In reality, Sara’s life was spinning even more out of control. Sara was arrested for possession of a controlled substance. When she was released, she became homeless again. Winter came. She found people to squat with in one “trap house” after another – abandoned or otherwise open houses that usually had no heat.

A year passed this way. Sara was now in her second winter on the street. She had been cold and starving. She had watched friends overdose. Her shoes were worn through. “I was spiritually dead,” Sara said. The breaking point came when she heard her young friend had been killed by a gunshot to the head. He had tried to steal drugs from some dealers. Her humanity switch had flipped back on, and Sara realized she didn’t know why she was living this way.

Her dad had adopted her kids years ago. The last time she had seen him, he told her how scared he was. He cried himself to sleep at night, wondering how he was going to explain it to her kids when someone found Sara’s body. The weight of those words was only hitting her now when she was out of places to go to hide from them.

SOMETHING TO LOSE

Sara had been wandering around Walmart for 12 hours when she was caught stealing food. She didn’t mind going back to jail. She had been thinking about turning herself in anyway. “I had talked to some people before that about going into recovery,” Sara said. “But I didn’t know how to get there.”

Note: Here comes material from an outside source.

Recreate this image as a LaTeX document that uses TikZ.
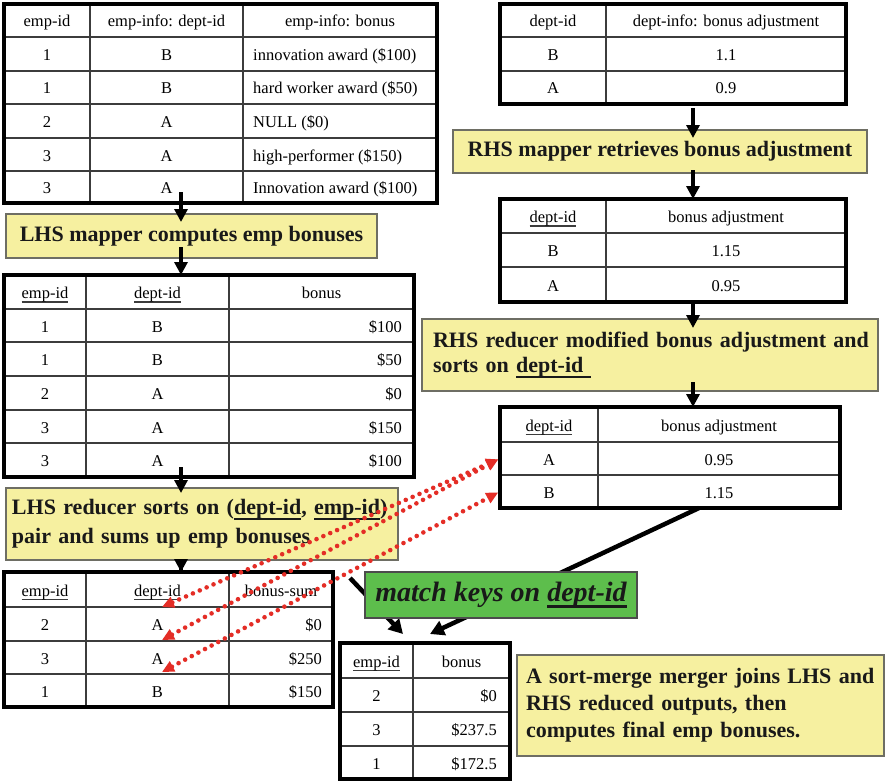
\documentclass[tikz,border=0pt]{standalone}
\usepackage{fontspec}
\setmainfont{Liberation Serif}
\usetikzlibrary{arrows.meta}
\definecolor{yel}{RGB}{246,240,160}
\definecolor{ybord}{RGB}{110,110,100}
\definecolor{grn}{RGB}{93,190,76}
\definecolor{myred}{RGB}{228,45,38}
\definecolor{gline}{RGB}{60,60,60}
\newsavebox\ulbx
\newcommand\ulT[1]{\sbox\ulbx{#1}\rlap{\color{gline}\vrule height -2.6pt depth 4.4pt width \wd\ulbx}\usebox\ulbx}
\newcommand\ulB[1]{\sbox\ulbx{#1}\rlap{\vrule height -3pt depth 5.2pt width \wd\ulbx}\usebox\ulbx}
\newcommand\ulG[1]{\sbox\ulbx{#1}\rlap{\vrule height -3.5pt depth 6.3pt width \wd\ulbx}\usebox\ulbx}
\begin{document}
\begin{tikzpicture}[x=1pt,y=-1pt,
  cell/.style={inner sep=0pt, text height=13pt, text depth=0pt, font=\fontsize{16.5}{19}\selectfont},
  tframe/.style={draw=black, line width=3.5pt, outer sep=0pt, inner sep=0pt, anchor=north west},
  grid/.style={draw=gline, line width=1.3pt},
  ybox/.style={draw=ybord, fill=yel, line width=1.5pt, outer sep=0pt, anchor=north west,
     font=\fontsize{22}{26}\selectfont\bfseries, text=black!90},
  gbox/.style={draw=black!70, fill=grn, line width=1.5pt, outer sep=0pt, anchor=north west,
     font=\fontsize{28}{32}\selectfont\bfseries\itshape, text=black!90},
  flow/.style={draw=black, line width=3.2pt, -{Triangle[length=13pt,width=13pt]}},
  merge/.style={draw=black, line width=4.5pt, -{Triangle[length=14pt,width=15pt]}},
  reddot/.style={draw=myred, line width=4.6pt, line cap=round, dash pattern=on 0pt off 7.5pt,
     {Triangle[length=12pt,width=11pt]}-{Triangle[length=12pt,width=11pt]}}
]
\useasboundingbox (0,0) rectangle (885,781);
\fill[white] (0,0) rectangle (885,781);

% ---------- Table 1 ----------
\foreach \x in {90,243} \draw[grid] (\x,4) -- (\x,203);
\foreach \y in {37,71,104,138,171} \draw[grid] (4,\y) -- (437,\y);
\node[tframe, minimum width=433pt, minimum height=199pt] (t1) at (4,4) {};
\node[cell] (t1h1) at (47,20.5) {emp-id};
\node[cell] (t1h2) at (166.5,20.5) {emp-info: dept-id};
\node[cell] (t1h3) at (340,20.5) {emp-info: bonus};
\foreach \e/\d/\b/\y [count=\i] in {1/B/{innovation award (\$100)}/54, 1/B/{hard worker award (\$50)}/87.5,
   2/A/{NULL (\$0)}/121, 3/A/{high-performer (\$150)}/154.5, 3/A/{Innovation award (\$100)}/187}{
  \node[cell] (t1e\i) at (47,\y) {\e};
  \node[cell] (t1d\i) at (166.5,\y) {\d};
  \node[cell, anchor=west] (t1b\i) at (253,\y) {\b};
}

% ---------- Table 2 ----------
\foreach \x in {86,229} \draw[grid] (\x,275) -- (\x,477);
\foreach \y in {309,342,376,410,443} \draw[grid] (4,\y) -- (414,\y);
\node[tframe, minimum width=410pt, minimum height=202pt] (t2) at (4,275) {};
\node[cell] (t2h1) at (45,292) {\ulT{emp-id}};
\node[cell] (t2h2) at (157.5,292) {\ulT{dept-id}};
\node[cell] (t2h3) at (321.5,292) {bonus};
\foreach \e/\d/\b/\y [count=\i] in {1/B/\$100/325.5, 1/B/\$50/359, 2/A/\$0/393, 3/A/\$150/426.5, 3/A/\$100/460}{
  \node[cell] (t2e\i) at (45,\y) {\e};
  \node[cell] (t2d\i) at (157.5,\y) {\d};
  \node[cell, anchor=east] (t2b\i) at (402,\y) {\b};
}

% ---------- Table 3 ----------
\foreach \x in {86,229} \draw[grid] (\x,572) -- (\x,707);
\foreach \y in {607,641,674} \draw[grid] (4,\y) -- (333,\y);
\node[tframe, minimum width=329pt, minimum height=135pt] (t3) at (4,572) {};
\node[cell] (t3h1) at (45,589.5) {\ulT{emp-id}};
\node[cell] (t3h2) at (157.5,589.5) {\ulT{dept-id}};
\node[cell] (t3h3) at (281,589.5) {bonus-sum};
\foreach \e/\d/\b/\y [count=\i] in {2/A/\$0/624, 3/A/\$250/657.5, 1/B/\$150/690.5}{
  \node[cell] (t3e\i) at (45,\y) {\e};
  \node[cell] (t3d\i) at (157.5,\y) {\d};
  \node[cell, anchor=east] (t3b\i) at (322,\y) {\b};
}

% ---------- Table 4 ----------
\draw[grid] (413,643) -- (413,779);
\foreach \y in {678,712,746} \draw[grid] (340,\y) -- (510,\y);
\node[tframe, minimum width=170pt, minimum height=136pt] (t4) at (340,643) {};
\node[cell] (t4h1) at (376.5,660.5) {\ulT{emp-id}};
\node[cell] (t4h2) at (461.5,660.5) {bonus};
\foreach \e/\b/\y [count=\i] in {2/\$0/695, 3/\$237.5/729, 1/\$172.5/762.5}{
  \node[cell] (t4e\i) at (376.5,\y) {\e};
  \node[cell, anchor=east] (t4b\i) at (497,\y) {\b};
}

% ---------- Table 5 ----------
\draw[grid] (606,4) -- (606,104);
\foreach \y in {37,71} \draw[grid] (500,\y) -- (846,\y);
\node[tframe, minimum width=346pt, minimum height=100pt] (t5) at (500,4) {};
\node[cell] (t5h1) at (553,20.5) {dept-id};
\node[cell] (t5h2) at (726,20.5) {dept-info: bonus adjustment};
\foreach \d/\v/\y [count=\i] in {B/1.1/54, A/0.9/87.5}{
  \node[cell] (t5d\i) at (553,\y) {\d};
  \node[cell] (t5v\i) at (726,\y) {\v};
}

% ---------- Table 6 ----------
\draw[grid] (606,199) -- (606,302);
\foreach \y in {233,267} \draw[grid] (500,\y) -- (846,\y);
\node[tframe, minimum width=346pt, minimum height=103pt] (t6) at (500,199) {};
\node[cell] (t6h1) at (553,216) {\ulT{dept-id}};
\node[cell] (t6h2) at (726,216) {bonus adjustment};
\foreach \d/\v/\y [count=\i] in {B/1.15/250, A/0.95/284.5}{
  \node[cell] (t6d\i) at (553,\y) {\d};
  \node[cell] (t6v\i) at (726,\y) {\v};
}

% ---------- Table 7 ----------
\draw[grid] (598,407) -- (598,508);
\foreach \y in {442,475} \draw[grid] (500,\y) -- (840,\y);
\node[tframe, minimum width=340pt, minimum height=101pt] (t7) at (500,407) {};
\node[cell] (t7h1) at (549,424.5) {\ulT{dept-id}};
\node[cell] (t7h2) at (719,424.5) {bonus adjustment};
\foreach \d/\v/\y [count=\i] in {A/0.95/458.5, B/1.15/491.5}{
  \node[cell] (t7a\i) at (549,\y) {\d};
  \node[cell] (t7v\i) at (719,\y) {\v};
}

% ---------- Yellow boxes ----------
\node[ybox, minimum width=371pt, minimum height=44pt] (b1) at (6,214) {LHS mapper computes emp bonuses};
\node[ybox, minimum height=72pt, text width=380pt, inner xsep=6pt, align=left,
      font=\fontsize{22}{29}\selectfont\bfseries] (b2) at (6,488)
      {\mbox{LHS reducer sorts on (\ulB{dept-id}, \ulB{emp-id})}\\pair and sums up emp bonuses};
\node[ybox, minimum width=414pt, minimum height=43pt] (b3) at (453,130) {RHS mapper retrieves bonus adjustment};
\node[ybox, minimum height=72pt, text width=434pt, inner xsep=11pt, align=left,
      font=\fontsize{22}{25.5}\selectfont\bfseries] (b4) at (422,319)
      {\mbox{RHS reducer modified bonus adjustment and}\\sorts on \ulB{dept-id\ }};
\node[ybox, minimum height=101pt, text width=349pt, inner xsep=9pt, align=left,
      font=\fontsize{22}{27}\selectfont\bfseries] (b5) at (517,655)
      {\mbox{A sort-merge merger joins LHS and}\\RHS reduced outputs, then\\computes final emp bonuses.};

% ---------- Flow arrows ----------
\coordinate (lx) at (181,0);
\coordinate (rx) at (693,0);
\draw[flow, shorten <=-11pt, shorten >=-8pt] (lx |- t1.south) -- (lx |- b1.north);
\draw[flow, shorten <=-11pt] (lx |- b1.south) -- (lx |- t2.north);
\draw[flow, shorten <=-10pt, shorten >=-5pt] (lx |- t2.south) -- (lx |- b2.north);
\draw[flow, shorten <=-10pt] (lx |- b2.south) -- (lx |- t3.north);
\draw[flow, shorten <=4pt, shorten >=-8pt] (rx |- t5.south) -- (rx |- b3.north);
\draw[flow, shorten <=-3pt] (rx |- b3.south) -- (rx |- t6.north);
\draw[flow, shorten >=-9pt] (rx |- t6.south) -- (rx |- b4.north);
\draw[flow, shorten <=-9pt] (rx |- b4.south) -- (rx |- t7.north);

% ---------- Red dotted key links ----------
\coordinate (lA1) at (162,607);
\coordinate (lA2) at (162,640);
\coordinate (lB1) at (162,672);
\draw[reddot, shorten >=2pt] (lA1) -- (t7.west |- t7a1);
\draw[reddot, shorten >=2pt] (lA2) -- (t7.west |- t7a1);
\draw[reddot, shorten >=2pt] (lB1) -- (t7.west |- t7a2);

% ---------- Merge arrows ----------
\coordinate (m1) at (350,578);
\draw[merge] (m1) -- ([xshift=-22pt,yshift=9pt]t4.north);
\draw[merge] ([xshift=29pt]t7.south) -- ([xshift=5pt,yshift=9pt]t4.north);

% ---------- Green label ----------
\node[gbox, minimum width=272pt, minimum height=46pt] (g) at (365,572) {match keys on \ulG{dept-id}};
\end{tikzpicture}
\end{document}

The court sent her to Recovery Matters in East Chicago for 35 days, then to The Lighthouse. While she was waiting to go, Dori Taylor, director of The Lighthouse, paid her a visit. Sara liked Dori. But she didn’t want to go to East Chicago, and she didn’t believe either program was going to work. “I said I’ll try this out and when it all fails and I did it all the way you people told me to, then you can leave me alone let me be an addict,” Sara said. “I didn’t have a lot of experience with trying something and having it work out.”

But she went anyway, believing she had nothing to lose.

After the stay at Recovery Matters, Sara entered the three-phase program at The Lighthouse. Over the next year, Sara learned more than she can put into words. One lesson she grasped early on was the power of making new memories. Dori would drive her down streets where she remembered getting high or stealing, but just by riding with Dori, she was making a new memory to take the place of the old.

Places could be redeemed. So could people. So could she. “It’s possible for me to screw up and hurt people and for them to still love me. I didn’t know that,” Sara said.

Over the course of a year, Sara kept doing new things never before thought possible. She not only held a job, but became a manager. She made a budget and stuck to it well enough she was able to buy a car.

By the time Sara graduated in 2018, she had discovered that she now had something to lose. For one thing, she had all these keys. They were a sign that she was trusted as a leader, whether that’s at work, or as a volunteer at The Lighthouse, or a facilitator for a community support group.

She has relationships now – with Dori, the other volunteers and program graduates, with her church community, with coworkers – that she never had before. And for the first time, she is building a real relationship with her dad and her kids. Relationships and the trust that comes with them leads to something else Sara never had before.

“I have some self-worth today,” Sara said. “Those relationships are what keeps me clean. I’m not as afraid all the time of how I’m going to look if I fail, because if I do, I have this community around me that will be there to pick me back up. I hope I can do that for the next person,” Sara said.

“This is way better than the best day I ever had being high. This is the best imaginable life I could have.”